Stuff The Internet Says On Scalability For August 17, 2012

It's HighScalability Time:

  • Quotable Quotes:
    • @rbranson: So turns out the EBS Provisioned IOPS volumes are not total shit. This injects the man with a few weeks of runway.
    • @markzohar: It is amazing to witness the efficiency & scalability of algorithms. Given the choice, build your tech company on algorithms not code.
  • Your Bottleneck is Dead. Long Live Your Bottleneck. Mailinator's Paul Tyma brings up the interesting notion that once bottlenecks have moved to the CPU because programs can nolonger hide behind IO overhead - code efficiency becomes important again.

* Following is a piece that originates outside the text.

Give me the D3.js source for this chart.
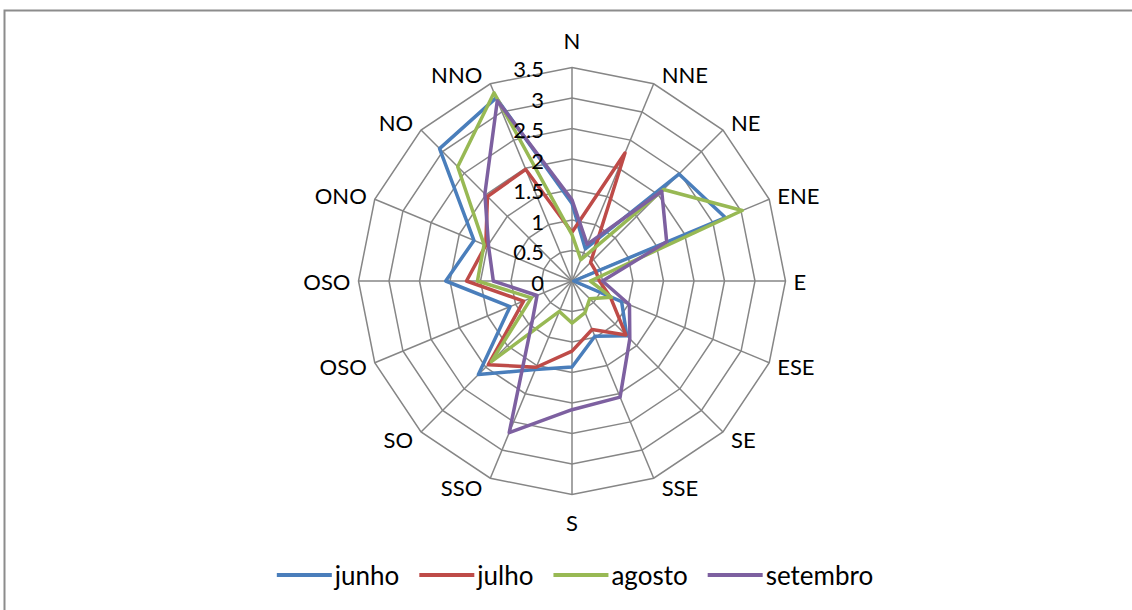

  • Facebook Moving To The JVM: The main seismic event will be nothing less than the complete removal of interpretors from main stream general purpose programming. 
  • Improved HTTPS Performance with Early SSL Termination. Filepicker.io has found early SSL termination cuts the time from 384ms to 146ms, over 200ms improvement.  (on Hacker News)
  • Hot Interconnects, which talks all things high-performance computing and high-speed networking, has made available last years videos in anticipation of this year's conference starting on Aug 24. You might find Large Data Center Fabrics: Is There a Good Answer? interesting to watch.
  • Boundary: not just for clusters. A taught tale of debugging a surprising problem: the aggregate behaviour of individually fast queries can bring it all down. Slow query log isn't enough.
  • A Brief Summary of the NoSQL World. Brief and to the point.
  • Analysing performance data. LogNormal with a good look at distributions and the stats you need to make sense of your data. 
  • Performance tuning syslog-ng. Etsy was crafty and was able not buy new logging servers by tweaking their syslog configuration: make sure syslog-ng is parsing the most frequently logged lines first, not last; optimize flow control variables; reduce power usage by scaling back. 
  • Is 100% uptime really possible? Baron Schwartz takes on dubious marketing claims saying "Downtime is not only always possible, but always inevitable." If the Earth is destroyed will your database really survive?
  • Nagios Monitoring Performance. 37signals shows how they scaled Nagios by rewriting check scripts, reducing HTTP calls, using passive services, and installing tweaks. Tuning resulted in reduced machine load, reasoanable signal latency, and increased coverage.
  • On Eventual Consistency from Basho: The use of eventual consistency in well-designed systems does not lead to inconsistency. Instead, such systems may allow brief (but shortly resolved) discrepancies at precisely the moments when the other alternative would be to simply fail. Also, Basho Technologies is hosting RICON 2012, a distributed systems conference for developers in San Francisco. 
  • Some good Geek Reading from Rob Diana.